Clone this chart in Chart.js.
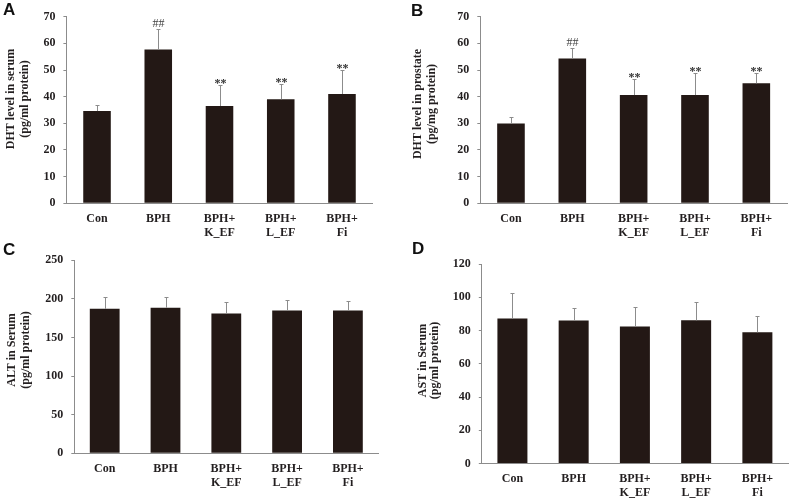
<!DOCTYPE html>
<html>
<head>
<meta charset="utf-8">
<script src="https://cdn.jsdelivr.net/npm/chart.js@4/dist/chart.umd.min.js"></script>
<style>
  body { margin: 0; background: #fff; }
  #wrap { position: relative; width: 791px; height: 500px; overflow: hidden; }
  canvas { position: absolute; }
  .panel { position: absolute; font: bold 17px "Liberation Sans", Arial, sans-serif; line-height: 17px; color: #111; }
</style>
</head>
<body>
<div id="wrap">
  <canvas id="chartA" width="395" height="245" style="left:0;top:0"></canvas>
  <canvas id="chartB" width="396" height="245" style="left:395px;top:0"></canvas>
  <canvas id="chartC" width="395" height="255" style="left:0;top:245px"></canvas>
  <canvas id="chartD" width="396" height="255" style="left:395px;top:245px"></canvas>
  <div class="panel" style="left:3px;top:1px">A</div>
  <div class="panel" style="left:411px;top:2px">B</div>
  <div class="panel" style="left:3px;top:241px">C</div>
  <div class="panel" style="left:412px;top:240px">D</div>
</div>
<script>
// Groups (same for all four panels)
const groups = ['Con', 'BPH', ['BPH+', 'K_EF'], ['BPH+', 'L_EF'], ['BPH+', 'Fi']];

// A: DHT in serum
const serumDHT = [34.6, 57.7, 36.5, 39.0, 41.0];
const serumDHTErr = [2.4, 7.5, 7.8, 5.6, 8.9];
const serumDHTMarks = ['', '##', '**', '**', '**'];

// B: DHT in prostate
const prostateDHT = [29.9, 54.3, 40.6, 40.6, 45.0];
const prostateDHTErr = [2.5, 3.8, 6.2, 8.1, 3.7];
const prostateDHTMarks = ['', '##', '**', '**', '**'];

// C: ALT in serum
const serumALT = [187.0, 188.5, 181.0, 185.0, 185.0];
const serumALTErr = [16.0, 13.5, 15.2, 13.5, 12.8];

// D: AST in serum
const serumAST = [87.2, 86.0, 82.4, 86.1, 78.9];
const serumASTErr = [15.6, 7.3, 11.6, 10.9, 10.1];

const serif = '"Liberation Serif", "Times New Roman", serif';
const ink = '#231f20';
const axisGray = '#8c8c8c';
const barColor = '#231815';

// error bars (upper only) + significance marks
const errorBarPlugin = {
    id: 'errorBars',
    afterDatasetsDraw(chart, args, o) {
        const ctx = chart.ctx;
        const y = chart.scales.y;
        const meta = chart.getDatasetMeta(0);
        const vals = chart.data.datasets[0].data;
        ctx.save();
        ctx.strokeStyle = axisGray;
        ctx.lineWidth = 1;
        o.errors.forEach((e, i) => {
            const bx = Math.round(meta.data[i].x) + 0.5;
            const y0 = y.getPixelForValue(vals[i]);
            const y1 = Math.round(y.getPixelForValue(vals[i] + e)) + 0.5;
            ctx.beginPath();
            ctx.moveTo(bx, y0);
            ctx.lineTo(bx, y1);
            ctx.moveTo(bx - 2, y1);
            ctx.lineTo(bx + 2, y1);
            ctx.stroke();
            const m = o.marks ? o.marks[i] : '';
            if (m) {
                ctx.fillStyle = m === '##' ? '#444' : '#333';
                ctx.font = (m === '##' ? '' : 'bold ') + '12px ' + serif;
                ctx.textAlign = 'center';
                ctx.textBaseline = 'alphabetic';
                ctx.fillText(m, bx, m === '##' ? y1 - 3 : y1 + 1.5);
            }
        });
        ctx.restore();
    }
};

// two-line rotated y title
const yTitlePlugin = {
    id: 'yTitle',
    afterDraw(chart, args, o) {
        const ctx = chart.ctx;
        ctx.save();
        ctx.fillStyle = ink;
        ctx.font = 'bold 12px ' + serif;
        ctx.textAlign = 'center';
        ctx.textBaseline = 'middle';
        o.lines.forEach((txt, i) => {
            ctx.save();
            ctx.translate(o.xs[i], o.cy);
            ctx.rotate(-Math.PI / 2);
            ctx.fillText(txt, 0, 0);
            ctx.restore();
        });
        ctx.restore();
    }
};

function makeChart(id, values, errors, marks, cfg) {
    return new Chart(document.getElementById(id), {
        type: 'bar',
        data: {
            labels: groups,
            datasets: [{
                data: values,
                backgroundColor: barColor,
                borderWidth: 0,
                barPercentage: cfg.barPct,
                categoryPercentage: 1
            }]
        },
        options: {
            responsive: false,
            animation: false,
            devicePixelRatio: 1,
            layout: { padding: { top: cfg.top, right: cfg.right, left: 0, bottom: 0 } },
            plugins: {
                legend: { display: false },
                tooltip: { enabled: false },
                errorBars: { errors: errors, marks: marks },
                yTitle: cfg.title
            },
            scales: {
                x: {
                    grid: { display: false, drawTicks: false },
                    border: { display: true, color: axisGray, width: 1 },
                    ticks: {
                        color: ink,
                        padding: 9,
                        maxRotation: 0,
                        autoSkip: false,
                        font: { family: serif, weight: 'bold', size: 12, lineHeight: 1.12 }
                    },
                    afterFit: s => { s.height = cfg.bottom; }
                },
                y: {
                    min: 0,
                    max: cfg.max,
                    grid: { drawOnChartArea: false, drawTicks: true, tickLength: 3, color: axisGray },
                    border: { display: true, color: axisGray, width: 1 },
                    ticks: {
                        stepSize: cfg.step,
                        color: ink,
                        padding: 8,
                        font: { family: serif, weight: 'bold', size: 12 }
                    },
                    afterFit: s => { s.width = cfg.left; }
                }
            }
        },
        plugins: [errorBarPlugin, yTitlePlugin]
    });
}

makeChart('chartA', serumDHT, serumDHTErr, serumDHTMarks, {
    left: 66.4, right: 22.4, top: 16.7, bottom: 41.7, max: 70, step: 10, barPct: 0.45,
    title: { lines: ['DHT level in serum', '(pg/ml protein)'], xs: [10.5, 25.3], cy: 99 }
});
makeChart('chartB', prostateDHT, prostateDHTErr, prostateDHTMarks, {
    left: 85.3, right: 4, top: 16.7, bottom: 41.7, max: 70, step: 10, barPct: 0.45,
    title: { lines: ['DHT level in prostate', '(pg/mg protein)'], xs: [23, 36.5], cy: 104 }
});
makeChart('chartC', serumALT, serumALTErr, null, {
    left: 74.3, right: 16.7, top: 8.3, bottom: 46.7, max: 250, step: 50, barPct: 0.49,
    title: { lines: ['ALT in Serum', '(pg/ml protein)'], xs: [11.7, 26], cy: 105 }
});
makeChart('chartD', serumAST, serumASTErr, null, {
    left: 86.8, right: 3, top: 19, bottom: 36.5, max: 120, step: 20, barPct: 0.49,
    title: { lines: ['AST in Serum', '(pg/ml protein)'], xs: [28.3, 40], cy: 115.5 }
});
</script>
</body>
</html>
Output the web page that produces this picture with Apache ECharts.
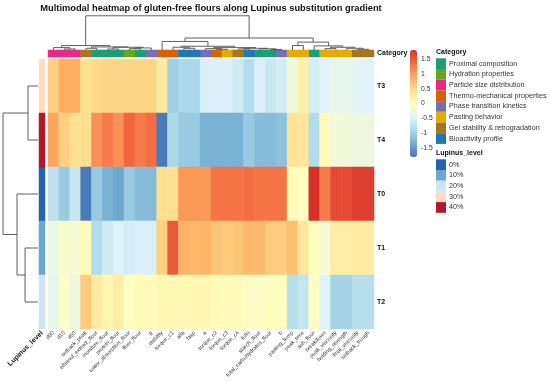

_YOUR INSTRUCTIONS_: Would you mind returning each entry above word for word, skipping the images?

_CORRECT RESULT_:
Clone this chart in Chart.js.
<!DOCTYPE html>
<html>
<head>
<meta charset="utf-8">
<script src="https://cdn.jsdelivr.net/npm/chart.js@4/dist/chart.umd.min.js"></script>
<style>
  body { margin: 0; background: #fff; }
  #wrap { position: relative; width: 791px; height: 500px; overflow: hidden; }
  canvas { position: absolute; }
  .panel { position: absolute; font: bold 17px "Liberation Sans", Arial, sans-serif; line-height: 17px; color: #111; }
</style>
</head>
<body>
<div id="wrap">
  <canvas id="chartA" width="395" height="245" style="left:0;top:0"></canvas>
  <canvas id="chartB" width="396" height="245" style="left:395px;top:0"></canvas>
  <canvas id="chartC" width="395" height="255" style="left:0;top:245px"></canvas>
  <canvas id="chartD" width="396" height="255" style="left:395px;top:245px"></canvas>
  <div class="panel" style="left:3px;top:1px">A</div>
  <div class="panel" style="left:411px;top:2px">B</div>
  <div class="panel" style="left:3px;top:241px">C</div>
  <div class="panel" style="left:412px;top:240px">D</div>
</div>
<script>
// Groups (same for all four panels)
const groups = ['Con', 'BPH', ['BPH+', 'K_EF'], ['BPH+', 'L_EF'], ['BPH+', 'Fi']];

// A: DHT in serum
const serumDHT = [34.6, 57.7, 36.5, 39.0, 41.0];
const serumDHTErr = [2.4, 7.5, 7.8, 5.6, 8.9];
const serumDHTMarks = ['', '##', '**', '**', '**'];

// B: DHT in prostate
const prostateDHT = [29.9, 54.3, 40.6, 40.6, 45.0];
const prostateDHTErr = [2.5, 3.8, 6.2, 8.1, 3.7];
const prostateDHTMarks = ['', '##', '**', '**', '**'];

// C: ALT in serum
const serumALT = [187.0, 188.5, 181.0, 185.0, 185.0];
const serumALTErr = [16.0, 13.5, 15.2, 13.5, 12.8];

// D: AST in serum
const serumAST = [87.2, 86.0, 82.4, 86.1, 78.9];
const serumASTErr = [15.6, 7.3, 11.6, 10.9, 10.1];

const serif = '"Liberation Serif", "Times New Roman", serif';
const ink = '#231f20';
const axisGray = '#8c8c8c';
const barColor = '#231815';

// error bars (upper only) + significance marks
const errorBarPlugin = {
    id: 'errorBars',
    afterDatasetsDraw(chart, args, o) {
        const ctx = chart.ctx;
        const y = chart.scales.y;
        const meta = chart.getDatasetMeta(0);
        const vals = chart.data.datasets[0].data;
        ctx.save();
        ctx.strokeStyle = axisGray;
        ctx.lineWidth = 1;
        o.errors.forEach((e, i) => {
            const bx = Math.round(meta.data[i].x) + 0.5;
            const y0 = y.getPixelForValue(vals[i]);
            const y1 = Math.round(y.getPixelForValue(vals[i] + e)) + 0.5;
            ctx.beginPath();
            ctx.moveTo(bx, y0);
            ctx.lineTo(bx, y1);
            ctx.moveTo(bx - 2, y1);
            ctx.lineTo(bx + 2, y1);
            ctx.stroke();
            const m = o.marks ? o.marks[i] : '';
            if (m) {
                ctx.fillStyle = m === '##' ? '#444' : '#333';
                ctx.font = (m === '##' ? '' : 'bold ') + '12px ' + serif;
                ctx.textAlign = 'center';
                ctx.textBaseline = 'alphabetic';
                ctx.fillText(m, bx, m === '##' ? y1 - 3 : y1 + 1.5);
            }
        });
        ctx.restore();
    }
};

// two-line rotated y title
const yTitlePlugin = {
    id: 'yTitle',
    afterDraw(chart, args, o) {
        const ctx = chart.ctx;
        ctx.save();
        ctx.fillStyle = ink;
        ctx.font = 'bold 12px ' + serif;
        ctx.textAlign = 'center';
        ctx.textBaseline = 'middle';
        o.lines.forEach((txt, i) => {
            ctx.save();
            ctx.translate(o.xs[i], o.cy);
            ctx.rotate(-Math.PI / 2);
            ctx.fillText(txt, 0, 0);
            ctx.restore();
        });
        ctx.restore();
    }
};

function makeChart(id, values, errors, marks, cfg) {
    return new Chart(document.getElementById(id), {
        type: 'bar',
        data: {
            labels: groups,
            datasets: [{
                data: values,
                backgroundColor: barColor,
                borderWidth: 0,
                barPercentage: cfg.barPct,
                categoryPercentage: 1
            }]
        },
        options: {
            responsive: false,
            animation: false,
            devicePixelRatio: 1,
            layout: { padding: { top: cfg.top, right: cfg.right, left: 0, bottom: 0 } },
            plugins: {
                legend: { display: false },
                tooltip: { enabled: false },
                errorBars: { errors: errors, marks: marks },
                yTitle: cfg.title
            },
            scales: {
                x: {
                    grid: { display: false, drawTicks: false },
                    border: { display: true, color: axisGray, width: 1 },
                    ticks: {
                        color: ink,
                        padding: 9,
                        maxRotation: 0,
                        autoSkip: false,
                        font: { family: serif, weight: 'bold', size: 12, lineHeight: 1.12 }
                    },
                    afterFit: s => { s.height = cfg.bottom; }
                },
                y: {
                    min: 0,
                    max: cfg.max,
                    grid: { drawOnChartArea: false, drawTicks: true, tickLength: 3, color: axisGray },
                    border: { display: true, color: axisGray, width: 1 },
                    ticks: {
                        stepSize: cfg.step,
                        color: ink,
                        padding: 8,
                        font: { family: serif, weight: 'bold', size: 12 }
                    },
                    afterFit: s => { s.width = cfg.left; }
                }
            }
        },
        plugins: [errorBarPlugin, yTitlePlugin]
    });
}

makeChart('chartA', serumDHT, serumDHTErr, serumDHTMarks, {
    left: 66.4, right: 22.4, top: 16.7, bottom: 41.7, max: 70, step: 10, barPct: 0.45,
    title: { lines: ['DHT level in serum', '(pg/ml protein)'], xs: [10.5, 25.3], cy: 99 }
});
makeChart('chartB', prostateDHT, prostateDHTErr, prostateDHTMarks, {
    left: 85.3, right: 4, top: 16.7, bottom: 41.7, max: 70, step: 10, barPct: 0.45,
    title: { lines: ['DHT level in prostate', '(pg/mg protein)'], xs: [23, 36.5], cy: 104 }
});
makeChart('chartC', serumALT, serumALTErr, null, {
    left: 74.3, right: 16.7, top: 8.3, bottom: 46.7, max: 250, step: 50, barPct: 0.49,
    title: { lines: ['ALT in Serum', '(pg/ml protein)'], xs: [11.7, 26], cy: 105 }
});
makeChart('chartD', serumAST, serumASTErr, null, {
    left: 86.8, right: 3, top: 19, bottom: 36.5, max: 120, step: 20, barPct: 0.49,
    title: { lines: ['AST in Serum', '(pg/ml protein)'], xs: [28.3, 40], cy: 115.5 }
});
</script>
</body>
</html>
Output the web page that produces this picture with Apache ECharts.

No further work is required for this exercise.